Zwitterionic small molecule based fluorophores for efficient and selective imaging of bacterial endospores.

In the emerging scenario of increasing antibiotic resistance and pathogen transmission channels, the grave danger posed by bacterial endospores in critical fields like food industry, health and medicine highlights the urgent need to develop efficient probes for their detection; their sturdy and impermeable multilayer coat makes desirable methods like fluorescence imaging extremely difficult. Selective imaging of the endospores in the presence of the bacteria is even more challenging. Furthermore, it is preferable to maintain the dormant state of endospores through the imaging process, if extended monitoring is required; many of the available techniques involve lethal germination or destruction of the endospores. We show that simple zwitterionic diaminodicyanoquinodimethane (DADQ) molecules with selected functionalities are efficient dyes for fluorescence imaging due to their dipolar structure that facilitates the penetration into the endospore system, and the enhanced fluorescence in their rigid/aggregated state. The facile structural tailorability allows DADQs with various appendage moieties to be synthesized; a derivative with ionic substituents (BT), and another with optimally long alkyl chains and the resultant hydrophobic character (BHADQ) are shown to be excellent fluorescent probes for endospores.
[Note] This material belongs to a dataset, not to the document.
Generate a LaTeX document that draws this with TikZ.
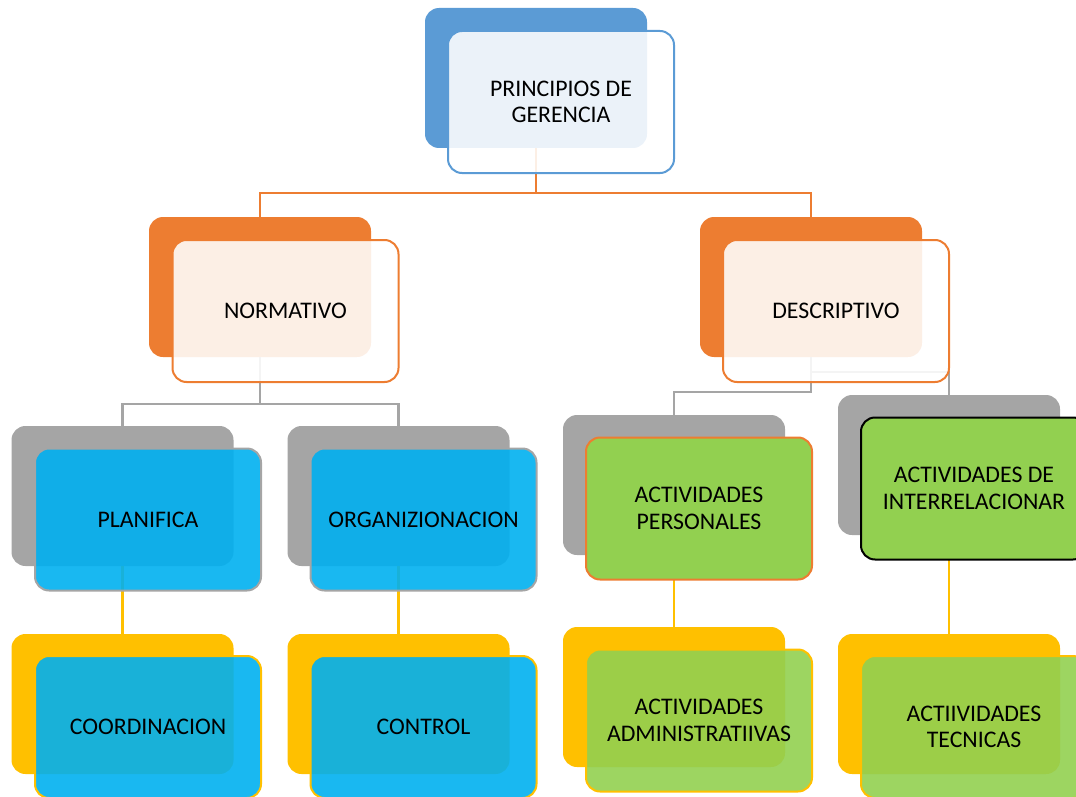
\documentclass[tikz,border=0pt]{standalone}
\usepackage{fontspec}
\setmainfont{Carlito}
\definecolor{cblue}{HTML}{5B9BD5}
\definecolor{corange}{HTML}{ED7D31}
\definecolor{cgray}{HTML}{A5A5A5}
\definecolor{cyellow}{HTML}{FFC000}
\definecolor{ccyan}{HTML}{00B0F0}
\definecolor{cgreen}{HTML}{92D050}
\begin{document}
\begin{tikzpicture}[x=1pt,y=-1pt,
  backbox/.style={rectangle,rounded corners=14pt,minimum width=222pt,minimum height=140pt,inner sep=0pt,outer sep=0pt,fill=#1},
  frontbox/.style={rectangle,rounded corners=14pt,minimum width=226pt,minimum height=142pt,inner sep=0pt,outer sep=0pt,line width=2pt,align=center,font=\fontsize{23.8}{26.5}\selectfont},
  conn/.style={line width=2.2pt,draw=#1}]
\useasboundingbox (0,0) rectangle (1076,797);
\clip (0,0) rectangle (1076,797);
% back boxes
\node[backbox=cblue] (topB) at (536,78) {};
\node[backbox=corange] (normB) at (260,287) {};
\node[backbox=corange] (descB) at (811,287) {};
\node[backbox=cgray] (planB) at (122.5,496) {};
\node[backbox=cgray] (orgB) at (398.5,496) {};
\node[backbox=cgray] (persB) at (674,485) {};
\node[backbox=cgray] (interB) at (949,465) {};
\node[backbox=cyellow] (coordB) at (122.5,704) {};
\node[backbox=cyellow] (ctrlB) at (398.5,704) {};
\node[backbox=cyellow] (adminB) at (674,697) {};
\node[backbox=cyellow] (tecB) at (949,704) {};
% connectors
\coordinate (j1) at (536,193);
\draw[conn=corange] (topB.south) -- (j1) -| (normB.north);
\draw[conn=corange] (j1) -| (descB.north);
\coordinate (j2) at (260,404);
\draw[conn=cgray] (normB.south) -- (j2) -| (planB.north);
\draw[conn=cgray] (j2) -| (orgB.north);
\coordinate (j3) at (811,372);
\coordinate (j4) at (811,392);
\draw[conn=cgray] (descB.south) -- (j3) -| (interB.north);
\draw[conn=cgray] (j3) -- (j4) -| (persB.north);
\draw[conn=cyellow] (planB.south) -- (coordB.north);
\draw[conn=cyellow] (orgB.south) -- (ctrlB.north);
\draw[conn=cyellow] (persB.south) -- (adminB.north);
\draw[conn=cyellow] (interB.south) -- (tecB.north);
% front boxes
\node[frontbox,draw=cblue,fill=white,fill opacity=0.88,text opacity=1] (top) at (561,102) {PRINCIPIOS DE\\GERENCIA};
\node[frontbox,draw=corange,fill=white,fill opacity=0.88,text opacity=1] (norm) at (285.5,311) {NORMATIVO};
\node[frontbox,draw=corange,fill=white,fill opacity=0.88,text opacity=1] (desc) at (836,311) {DESCRIPTIVO};
\node[frontbox,draw=cgray,fill=ccyan,fill opacity=0.9,text opacity=1] (plan) at (148,519.5) {PLANIFICA};
\node[frontbox,draw=cgray,fill=ccyan,fill opacity=0.9,text opacity=1] (org) at (423.5,519.5) {ORGANIZIONACION};
\node[frontbox,draw=corange,fill=cgreen] (pers) at (699,508.5) {ACTIVIDADES\\PERSONALES};
\node[frontbox,draw=black,fill=cgreen] (inter) at (974,488.5) {ACTIVIDADES DE\\INTERRELACIONAR};
\node[frontbox,draw=cyellow,fill=ccyan,fill opacity=0.9,text opacity=1] (coord) at (148,727) {COORDINACION};
\node[frontbox,draw=cyellow,fill=ccyan,fill opacity=0.9,text opacity=1] (ctrl) at (423.5,727) {CONTROL};
\node[frontbox,draw=cyellow,fill=cgreen,fill opacity=0.9,text opacity=1] (admin) at (699,720.5) {ACTIVIDADES\\ADMINISTRATIIVAS};
\node[frontbox,draw=cyellow,fill=cgreen,fill opacity=0.9,text opacity=1] (tec) at (974,727) {ACTIIVIDADES\\TECNICAS};
\end{tikzpicture}
\end{document}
Nanomolar amounts of dyes provide effective staining; while BT stains bacteria and endospores, most significantly, BHADQ stains endospores selectively. To the best of our knowledge, this is the first example of selective fluorescence imaging of endospores in their dormant state. A range of spectroscopy, microscopy and calorimetry studies provide insight into the molecular level interactions that enable efficient staining and bright images. DADQ fluorophores are photostable and non-cytotoxic, hence useful in practical applications. The versatile structural tailorability of these dye molecules holds great promise for targeted imaging.